22. A superconductor in accordance with claim 21, wherein the cable is brazed to the adjoining parts of the superconductor.

23. A superconductor in accordance with claim 1 or claim 8, wherein the filaments of superconductive material are so arranged as to be disposed in that part of the cross-section of the finally bent superconductor that is compressively stressed when the superconductor is bent in its intended direction of bending.

24. A superconductor in accordance with claim 8 which is sheathed and reinforced by a welded-on steel jacket.

25. A superconductor in accordance with claim 15, wherein the stabilising material is subdivided into a plurality of wires which are separated by a coating of high ohmic resistance consisting for example of a CuNi alloy.

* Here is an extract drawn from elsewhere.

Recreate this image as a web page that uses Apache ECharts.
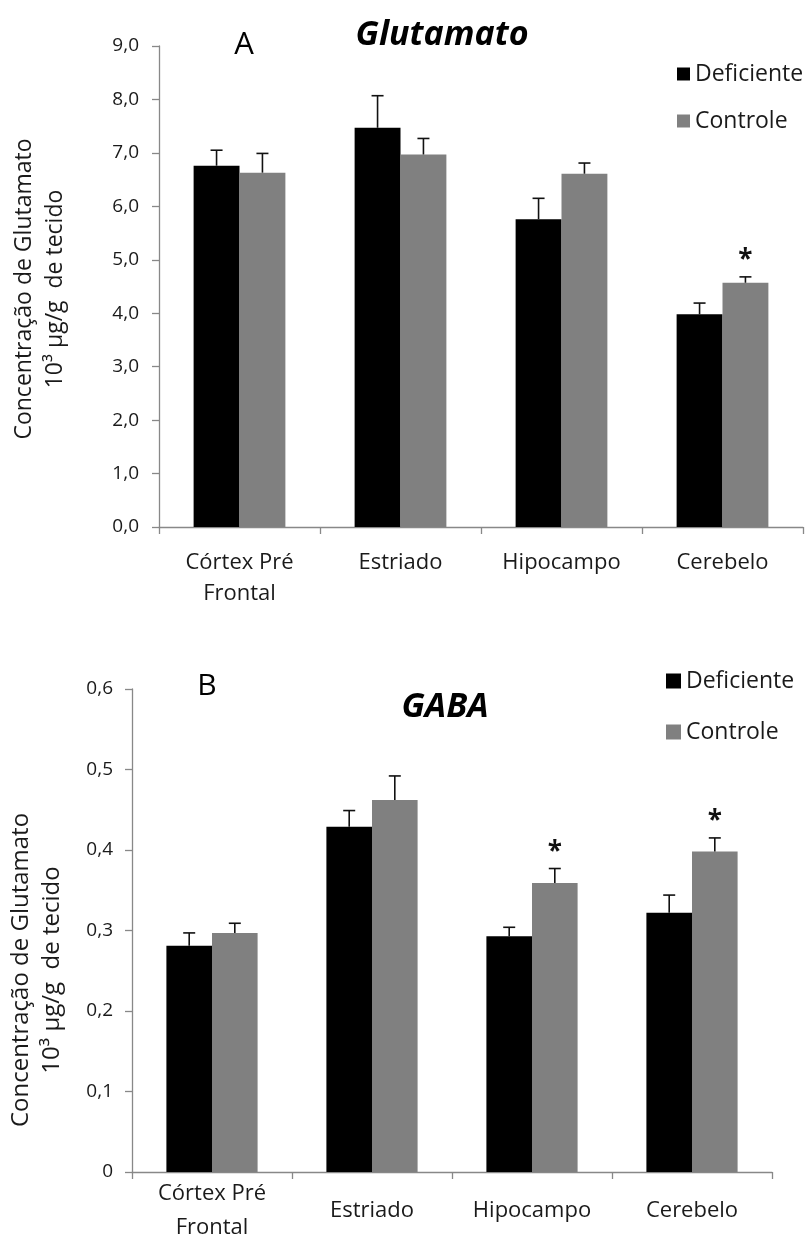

26. A superconductor in accordance with claim 10, wherein each of the superconductive wires is surrounded by a coating of high ohmic resistance consisting for example of a CuNi alloy.

27. A superconductor in accordance with claim 5, provided on its surface with at least one electrically conductive wire extending over its whole length, and embedded in an electrically non-conductive matrix, said wire being so arranged and of such configuration as to break if the superconductor is excessively bent.

28. A superconductor in accordance with claim 8, wherein the reinforcing materials are so chosen and of such cross-sectional dimensions that the filaments of superconductive material are not stretched by more than 0.2% in their longitudinal direction in the presence of the stresses to be expected in the production, further processing and operation of the superconductor.

29. A superconductor in accordance with.

any one of claims 1-28, wherein the superconductive material consists of an intermetallic A15 compound, for example of Nb3 Sn, V3Ga or V3Si.

30. A superconductor substantially as described with reference to Figure 1, 2, 3 or 4 of the drawings.